In between, he met his future wife, Jane, while they were both teaching at Patchogue Public Schools, and they married on September 27, 1961. They eventually moved to Southampton, where he taught history and American studies for 33 years, starting in 1965, at what is now the home of Stony Brook Southampton College.
And it is there that he first crossed paths with Tim Bishop.
He made a strong first impression, recalled the former U.S. representative, who worked at the college for three decades and served as provost from 1986 to 2002 before resigning to run successfully for Congress. Strong was energetic and outspoken, and not one to keep his opinions to himself, Bishop said.
His breadth and depth of knowledge was remarkable, Bishop said, and he had enormous respect for native populations.
“He was passionate,” he said. “He was committed to the causes he believed in. He had a wonderful sense of humor. He was unfailingly civil and collegial. He would work with people with whom he didn’t agree and try to find common ground.”
Strong was one of the professors who made Southampton College a special place, Bishop said. On sunny days, it wasn’t unusual to see him kayaking to work, Troge said, and it was during one such trip that he noticed construction on Sugar Loaf Hill, the Shinnecock Nation’s ancestral burial grounds.
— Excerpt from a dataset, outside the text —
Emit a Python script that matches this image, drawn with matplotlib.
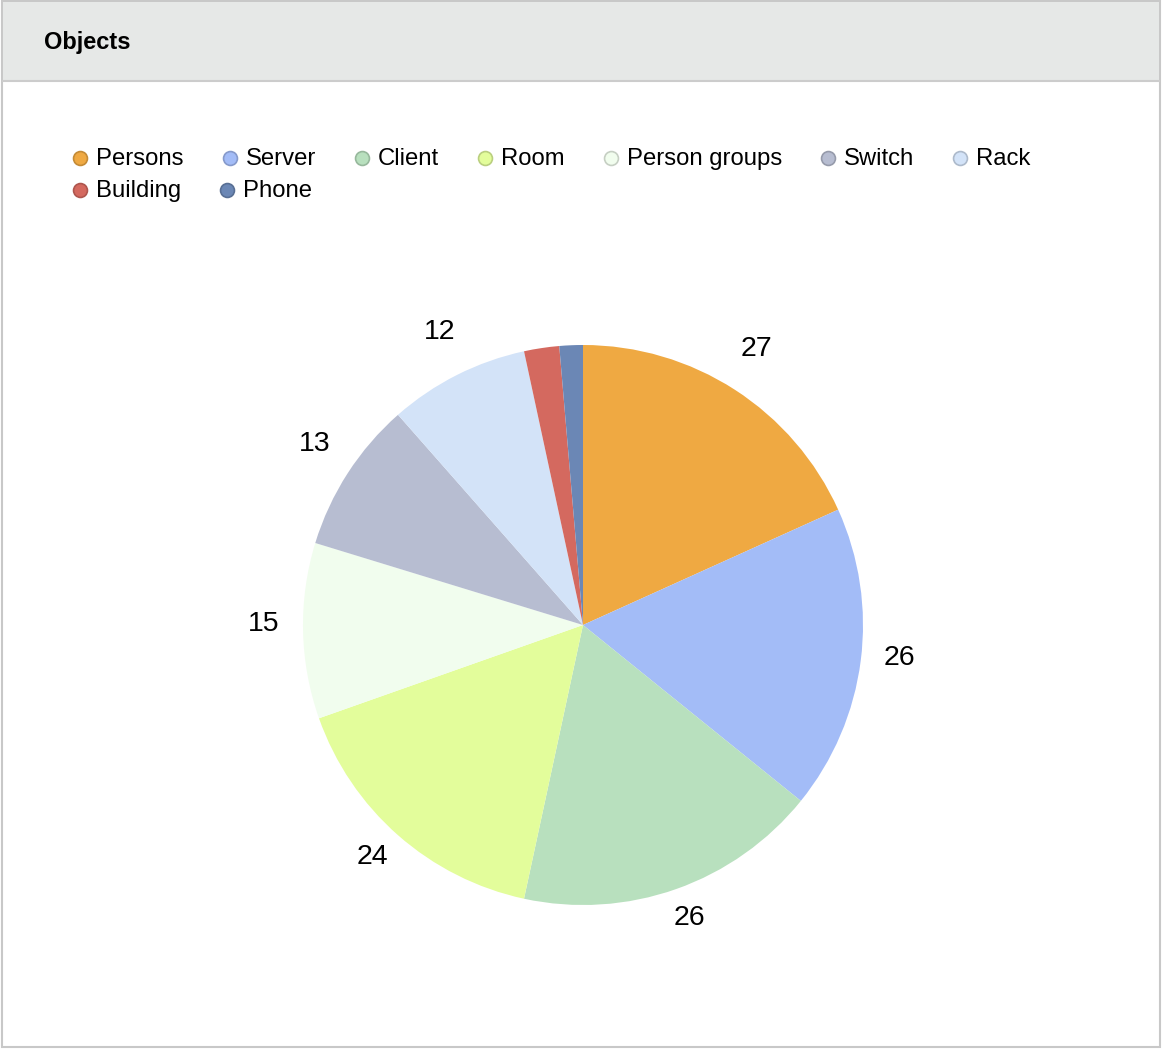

He raised the alarm, though it wasn’t the first time that bulldozers had caught his attention. During his doctoral studies, he and a group of students seized a construction site — taking over the trucks, cranes and other pieces of equipment — in an effort to stop “urban renewal” of a predominantly Black neighborhood, according to an article that ran in Southampton College’s newspaper, The Windmill, in 1979.
He and his fellow students were arrested for criminal trespassing — and the event caused such a stir that an up-and-coming musician who was playing a concert that weekend agreed to donate his gate receipts to cover the steep bail. He even joined a march on the jail to support the protesters.
That musician was Bob Dylan, his daughters said.
“I think he instilled in us a sense of civic responsibility, that if we saw something that wasn’t right, to take action in some way, shape or form,” Lara Strong said of her father. “And I think to this day, we’ve tried to live by that.”
Strong took the same position with the injustice he saw on Sugar Loaf Hill, but ultimately — despite his pleas and cries — he lost his cause and Southampton Town granted a building permit to continue construction on the home sited there.
But decades later, the town purchased the development rights to the property for $5.3 million through the Community Preservation Fund — and turned control back over to the Shinnecock Nation.
Strong was an “invaluable ally” every step of the way, Troge said.
“All of those dump trucks that he had seen from his canoe, he thought they were carting away the topsoil of Sugar Loaf Hill, but we found out that, actually, they had brought in soil — which, of course, preserved the bones of our ancestors,” she said. “When I was able to tell him that, I think that was a really significant moment for him.”
Strong wrote extensively about the Long Island tribes, including the Montaukett and the Unkechaug in Mastic. He was instrumental in helping the Shinnecock Nation achieve federal recognition, Gumbs said, a nearly 40-year fight that ended, successfully, in 2010. Over the years, Strong has served as a resource for the nation — a fount of information that felt almost encyclopedic, the vice chairman said.
“It’s just so beautiful the work that he did and he was so special to Shinnecock,” Troge said, “but there were so many communities that he was special to and that he had done this extensive amount of researching and writing for.
“It’s unbelievable, not just the amount of knowledge that he had, but the friendships that he made,” she continued. “He wasn’t just studying us. He became our friend.”
Professionally, Strong was driven, genuine, passionate and honest, and his legacy lives on in his work for the East End nations — work that he continued even in his final days, his daughters said.
But to them, as a father, he was playful, fun and freewheeling. He loved to travel and rarely sat still. He enjoyed a glass of bourbon with a cigar, and a good game of poker — especially those that he played with his five grandchildren.
He was supportive, kind, positive and upbeat, his daughters said. And to them, the man he was — and who he taught them to be — is his legacy.
“He was simply one of the best people I’ve ever known,” Lara Strong said. “He was just a man of incredible integrity and courage and compassion — and there’s very few people like him.”